In 2020, when President Trump nominated Barrett to the Supreme Court, Joe Biden, the Democrats’ presidential nominee, and Senate Democrats said her religious beliefs would not be addressed during the grueling hearings.
But a slew of media stories revived the disturbing questions about Barrett’s religious faith.
A 2020 Newsweek story reported that Barrett was “affiliated with a type of Christian religious group that served as inspiration for Margaret Atwood’s dystopian novel, The Handmaid’s Tale,” which was published in 1985 and later adapted into a popular television production. The Newsweek article misleadingly stated that People of Praise had provided the basis for The Handmaid’s Tale, a novel about a disturbing insular society that subjugates women.
After Barrett’s allies challenged that characterization as inaccurate, Newsweek was forced to issue a clarification, noting that the book’s author “has never specifically mentioned the group as being the inspiration for her work.”
Meanwhile, the Washington Post published takeaways from its own “investigation” into Barrett’s membership in People of Praise, leading with the headline “Amy Coney Barrett served as a ‘handmaid’ in Christian group People of Praise.”
“A 2010 People of Praise directory states that she held the title of ‘handmaid,’ a leadership position for women in the community, according to a directory excerpt obtained by The Washington Post.”

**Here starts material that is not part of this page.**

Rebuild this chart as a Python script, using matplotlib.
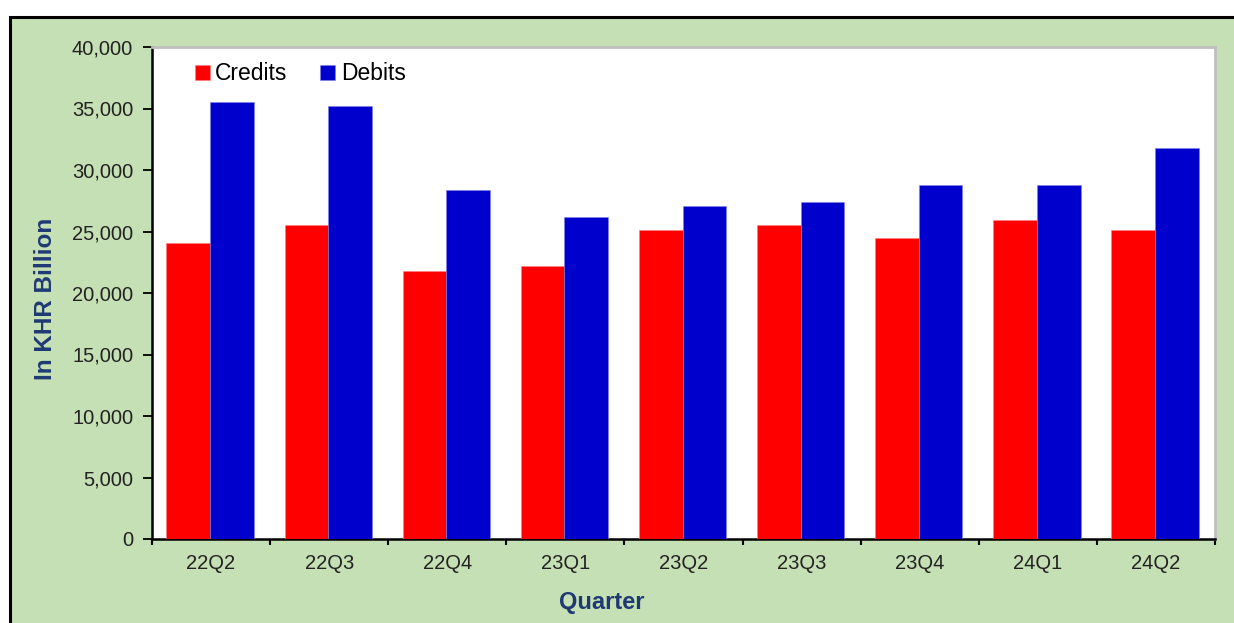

Again, the headline suggested that Barrett was a religious extremist. But later in the story, the reporter noted that the “title of handmaid was adopted by People of Praise in reference to the biblical description of Mary as ‘the handmaid of the Lord,’ according to the group.”
The repeated references to Barrett’s religion may have puzzled or even alarmed some readers. But the pattern of attacks showed that Democrats sought to use the confirmation battle to repeat election-year talking points on the need to defend Roe v. Wade. And in the process, they could also cast doubts on both Barrett’s qualifications and the legitimacy of the high court’s conservative majority, should she be confirmed.
Two years after Barrett’s confirmation battle, Sen. Graham’s aggressive examination of Judge Jackson’s religious beliefs was an attempt to call out such tactics to shame the Democrats and their allies in the media. Reporters picked up on his hit.
“Judge Jackson is reluctant to go into detail about her faith,” noted the New York Times’ Charlie Savage during the paper’s live coverage of the hearing. “Senator Graham is using this to raise grievances about Democrats’ questioning of Justice Amy Coney Barrett’s Catholicism. (In 2017, during her appeals court confirmation hearing, Senator Dianne Feinstein said to now-Justice Barrett ‘the dogma lives loudly in you.’)”
Could Graham's remarks signal his intention to oppose the nominee?
As the Times also noted, Senator Graham “has crossed party lines to support previous Supreme Court nominees chosen by Democrats, including Justices Sonia Sotomayor and Elena Kagan, and has been by far the most willing Republican on the committee to support President Biden’s judicial nominee.”
This time around, however, it seems unlikely that Graham will vote to confirm Jackson.
His striking remarks and impatient tone during the Senate hearing suggest that he is still furious about the Democrats’ previous smear Barrett and Justice Brett Kavanaugh. Likewise, as Graham made clear, he is angry about the more recent effort to derail the nomination of J. Michelle Childs, a district court nominee who was one of three Black jurists reported to be under serious consideration by President Biden.
Graham charged that Childs, a fellow native of South Carolina, had been treated unfairly by left-wing groups. “If that’s the way the game’s going to be played,” he vowed, “then I’ll have a response, and I don’t expect it to … reward that way of playing the game.”
Biden’s defenders quickly challenged Graham’s claims. But it appears that the president can no longer depend on the senator’s compliance with the chamber’s fading tradition of bipartisanship, at least when it comes to nominations for the Supreme Court.